- _Job_
Leave the pictures out and quote every line from the start of the listing to the line with "const y = d3.scaleLog().domain([0.01, 100]).range([B, T]);", inclusive.

- _Collected material_

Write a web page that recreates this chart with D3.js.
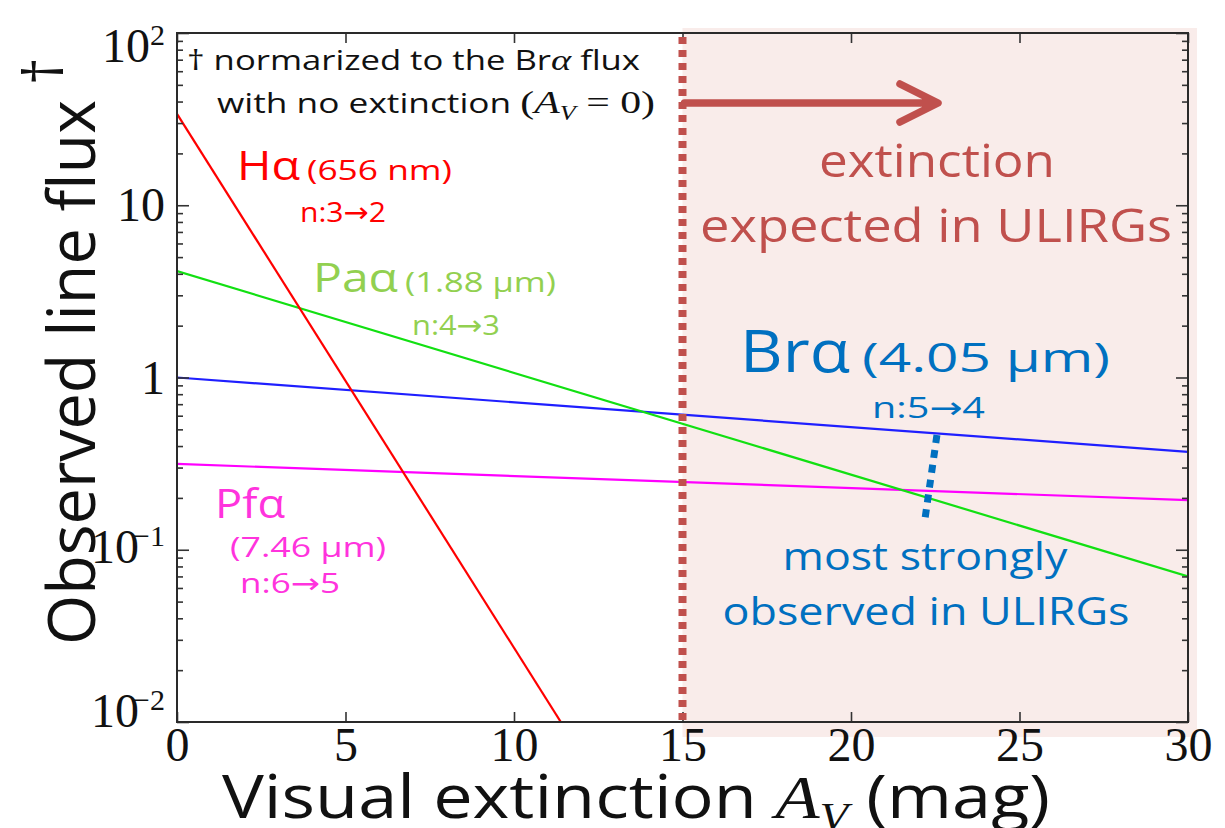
<!DOCTYPE html>
<html>
<head>
<meta charset="utf-8">
<script src="https://cdn.jsdelivr.net/npm/d3@7"></script>
<style>
  body { margin: 0; background: #fff; }
  svg { display: block; }
</style>
</head>
<body>
<svg id="chart" width="1225" height="828"></svg>
<script>
// ---- data -------------------------------------------------------------
// Visual extinction A_V (mag) and observed line flux, normalised to the
// unextinguished Br-alpha flux. Each line is straight in log(flux).
const avTicks = [0, 5, 10, 15, 20, 25, 30];
const fluxMajorTicks = [1e-2, 1e-1, 1, 10, 100];
const fluxTickLabels = [["10", "\u22122"], ["10", "\u22121"], ["1", ""], ["10", ""], ["10", "2"]];

const haAv = [0, 11.39];  const haFlux = [33.9, 0.01];   // H-alpha 656 nm
const paAv = [0, 30];     const paFlux = [4.15, 0.070];  // Pa-alpha 1.88 um
const brAv = [0, 30];     const brFlux = [1.0, 0.37];    // Br-alpha 4.05 um
const pfAv = [0, 30];     const pfFlux = [0.315, 0.194]; // Pf-alpha 7.46 um

const ulirgAvMin = 15;                 // extinction expected in ULIRGs starts here
const markerAv = [22.55, 22.2];        // short dotted pointer below Br-alpha
const markerFlux = [0.463, 0.153];

// ---- layout -----------------------------------------------------------
const L = 177, R = 1188, T = 33, B = 722;
const SANS = "'Open Sans', 'Noto Sans', sans-serif";
const SERIF = "'Liberation Serif', 'DejaVu Serif', serif";
const ARROWFONT = "'DejaVu Sans', sans-serif";
const BRICK = "#c0504d";

const svg = d3.select("#chart");
const x = d3.scaleLinear().domain([0, 30]).range([L, R]);
const y = d3.scaleLog().domain([0.01, 100]).range([B, T]);

// shaded ULIRG region (slightly overhangs the frame)
svg.append("rect")
  .attr("x", x(ulirgAvMin)).attr("y", 28)
  .attr("width", 1197 - x(ulirgAvMin)).attr("height", 737 - 28)
  .attr("fill", "#f9ecea");

svg.append("defs").append("clipPath").attr("id", "plotClip")
  .append("rect").attr("x", L).attr("y", T).attr("width", R - L).attr("height", B - T);

// ---- series -----------------------------------------------------------
const series = [
  { av: pfAv, flux: pfFlux, color: "#ff00ff" },
  { av: brAv, flux: brFlux, color: "#1f1fff" },
  { av: paAv, flux: paFlux, color: "#12e012" },
  { av: haAv, flux: haFlux, color: "#ff0000" }
];
const line = d3.line().x(d => x(d[0])).y(d => y(d[1]));
const gLines = svg.append("g").attr("clip-path", "url(#plotClip)");
series.forEach(s => {
  gLines.append("path")
    .datum(d3.zip(s.av, s.flux))
    .attr("d", line)
    .attr("fill", "none")
    .attr("stroke", s.color)
    .attr("stroke-width", 2.2);
});

// ---- axes (ticks point inward on all four sides) ----------------------
const minorTicks = [];
for (let e = -2; e < 2; e++) for (let m = 2; m <= 9; m++) minorTicks.push(m * Math.pow(10, e));

function styleAxis(g) {
  g.select(".domain").remove();
  g.selectAll(".tick line").attr("stroke", "#333").attr("stroke-width", 1.6);
}
svg.append("g").attr("transform", `translate(0,${B})`)
  .call(d3.axisBottom(x).tickValues(avTicks).tickSizeInner(-10).tickSizeOuter(0).tickPadding(5))
  .call(styleAxis)
  .call(g => g.selectAll(".tick text").attr("font-family", SERIF).attr("font-size", 48).attr("fill", "#111"));
svg.append("g").attr("transform", `translate(0,${T})`)
  .call(d3.axisTop(x).tickValues(avTicks).tickSizeInner(-10).tickSizeOuter(0).tickFormat(""))
  .call(styleAxis);
[[d3.axisLeft, L], [d3.axisRight, R]].forEach(([ax, pos]) => {
  svg.append("g").attr("transform", `translate(${pos},0)`)
    .call(ax(y).tickValues(fluxMajorTicks).tickSizeInner(-12).tickSizeOuter(0).tickFormat(""))
    .call(styleAxis);
  svg.append("g").attr("transform", `translate(${pos},0)`)
    .call(ax(y).tickValues(minorTicks).tickSizeInner(-6).tickSizeOuter(0).tickFormat(""))
    .call(styleAxis);
});

// y tick labels with exponents
const labelDrop = [5, 13, 16, 16, 29];
fluxMajorTicks.forEach((v, i) => {
  const [base, exp] = fluxTickLabels[i];
  const t = svg.append("text")
    .attr("x", 165).attr("y", y(v) + labelDrop[i])
    .attr("text-anchor", "end")
    .attr("font-family", SERIF).attr("font-size", 48).attr("fill", "#111");
  t.append("tspan").text(base);
  if (exp) t.append("tspan").attr("font-size", 30).attr("dy", -17).attr("dx", exp.length > 1 ? -6 : 0).text(exp);
});

// frame
svg.append("rect").attr("x", L).attr("y", T).attr("width", R - L).attr("height", B - T)
  .attr("fill", "none").attr("stroke", "#2a2a2a").attr("stroke-width", 2);

// ---- ULIRG marker line and arrow ---------------------------------------
svg.append("line")
  .attr("x1", x(ulirgAvMin)).attr("x2", x(ulirgAvMin))
  .attr("y1", 37).attr("y2", B)
  .attr("stroke", BRICK).attr("stroke-width", 8).attr("stroke-dasharray", "7,6");
svg.append("path")
  .attr("d", `M${x(ulirgAvMin) + 2},103 H936 M900,84 L938,103 L900,122`)
  .attr("fill", "none").attr("stroke", BRICK).attr("stroke-width", 7.5)
  .attr("stroke-linecap", "round").attr("stroke-linejoin", "round");

// pointer from Br-alpha label downward
svg.append("line")
  .attr("x1", x(markerAv[0])).attr("y1", y(markerFlux[0]))
  .attr("x2", x(markerAv[1])).attr("y2", y(markerFlux[1]))
  .attr("stroke", "#0070c0").attr("stroke-width", 7).attr("stroke-dasharray", "8,7");

// ---- text helpers -----------------------------------------------------
function txt(xp, yp, parts, opts = {}) {
  const t = svg.append("text")
    .attr("x", xp).attr("y", yp)
    .attr("text-anchor", opts.anchor || "start")
    .attr("font-family", SANS)
    .attr("font-size", opts.size || 27)
    .attr("fill", opts.color || "#111");
  if (opts.width) t.attr("textLength", opts.width).attr("lengthAdjust", "spacingAndGlyphs");
  parts.forEach(p => {
    const s = t.append("tspan").text(p.t);
    if (p.family) s.attr("font-family", p.family);
    if (p.italic) s.attr("font-style", "italic");
    if (p.size) s.attr("font-size", p.size);
    if (p.dy) s.attr("dy", p.dy);
  });
  return t;
}
// "n:a→b" transition label; the arrow comes from a font that carries it
function transition(xp, yp, upper, lower, size, color, width) {
  return txt(xp, yp, [{ t: "n:" + upper }, { t: "\u2192", family: ARROWFONT }, { t: lower }],
    { size, color, width });
}

// footnote in the upper left
txt(187, 70, [{ t: "† normarized to the Br" }, { t: "α", family: SERIF, italic: true, size: 30 }, { t: " flux" }],
  { size: 27, width: 453 });
txt(217, 113, [{ t: "with no extinction " }, { t: "(", family: SERIF, size: 32 },
  { t: "A", family: SERIF, italic: true, size: 32 }, { t: "V", family: SERIF, italic: true, size: 20, dy: 7 },
  { t: " = 0)", family: SERIF, size: 32, dy: -7 }], { size: 27, width: 438 });

// ULIRG region caption
txt(937, 177, [{ t: "extinction" }], { size: 46, color: BRICK, anchor: "middle", width: 236 });
txt(936, 242, [{ t: "expected in ULIRGs" }], { size: 46, color: BRICK, anchor: "middle", width: 472 });

// line labels
txt(237, 180, [{ t: "Hα" }], { size: 40, color: "#ff0000", width: 63 });
txt(307, 180, [{ t: "(656 nm)" }], { size: 28, color: "#ff0000", width: 145 });
transition(300, 222, "3", "2", 28, "#ff0000", 86);

txt(313, 292, [{ t: "Paα" }], { size: 40, color: "#92d050", width: 85 });
txt(405, 292, [{ t: "(1.88 μm)" }], { size: 28, color: "#92d050", width: 151 });
transition(412, 335, "4", "3", 28, "#92d050", 88);

txt(740, 372, [{ t: "Brα" }], { size: 58, color: "#0070c0", width: 110 });
txt(862, 372, [{ t: "(4.05 μm)" }], { size: 40, color: "#0070c0", width: 248 });
transition(872, 418, "5", "4", 30, "#0070c0", 113);

txt(215, 518, [{ t: "Pfα" }], { size: 40, color: "#ff33dd", width: 70 });
txt(230, 557, [{ t: "(7.46 μm)" }], { size: 28, color: "#ff33dd", width: 156 });
transition(240, 593, "6", "5", 28, "#ff33dd", 100);

txt(925, 570, [{ t: "most strongly" }], { size: 38, color: "#0070c0", anchor: "middle", width: 285 });
txt(926, 625, [{ t: "observed in ULIRGs" }], { size: 38, color: "#0070c0", anchor: "middle", width: 407 });

// axis titles
txt(222, 818, [{ t: "Visual extinction " }, { t: "A", family: SERIF, italic: true, size: 62 },
  { t: "V", family: SERIF, italic: true, size: 40, dy: 12 }, { t: " (mag)", dy: -12 }],
  { size: 60, width: 828 });

const yTitle = svg.append("g").attr("transform", "translate(95,645) rotate(-90)");
yTitle.append("text").attr("x", 0).attr("y", 0)
  .attr("font-family", SANS).attr("font-size", 66).attr("fill", "#111")
  .attr("textLength", 545).attr("lengthAdjust", "spacingAndGlyphs")
  .text("Observed line flux");
yTitle.append("text").attr("x", 560).attr("y", -32)
  .attr("font-family", SANS).attr("font-size", 54).attr("fill", "#111")
  .text("†");
</script>
</body>
</html>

- _The response_
Write a web page that recreates this chart with D3.js.
<!DOCTYPE html>
<html>
<head>
<meta charset="utf-8">
<script src="https://cdn.jsdelivr.net/npm/d3@7"></script>
<style>
  body { margin: 0; background: #fff; }
  svg { display: block; }
</style>
</head>
<body>
<svg id="chart" width="1225" height="828"></svg>
<script>
// ---- data -------------------------------------------------------------
// Visual extinction A_V (mag) and observed line flux, normalised to the
// unextinguished Br-alpha flux. Each line is straight in log(flux).
const avTicks = [0, 5, 10, 15, 20, 25, 30];
const fluxMajorTicks = [1e-2, 1e-1, 1, 10, 100];
const fluxTickLabels = [["10", "\u22122"], ["10", "\u22121"], ["1", ""], ["10", ""], ["10", "2"]];

const haAv = [0, 11.39];  const haFlux = [33.9, 0.01];   // H-alpha 656 nm
const paAv = [0, 30];     const paFlux = [4.15, 0.070];  // Pa-alpha 1.88 um
const brAv = [0, 30];     const brFlux = [1.0, 0.37];    // Br-alpha 4.05 um
const pfAv = [0, 30];     const pfFlux = [0.315, 0.194]; // Pf-alpha 7.46 um

const ulirgAvMin = 15;                 // extinction expected in ULIRGs starts here
const markerAv = [22.55, 22.2];        // short dotted pointer below Br-alpha
const markerFlux = [0.463, 0.153];

// ---- layout -----------------------------------------------------------
const L = 177, R = 1188, T = 33, B = 722;
const SANS = "'Open Sans', 'Noto Sans', sans-serif";
const SERIF = "'Liberation Serif', 'DejaVu Serif', serif";
const ARROWFONT = "'DejaVu Sans', sans-serif";
const BRICK = "#c0504d";

const svg = d3.select("#chart");
const x = d3.scaleLinear().domain([0, 30]).range([L, R]);
const y = d3.scaleLog().domain([0.01, 100]).range([B, T]);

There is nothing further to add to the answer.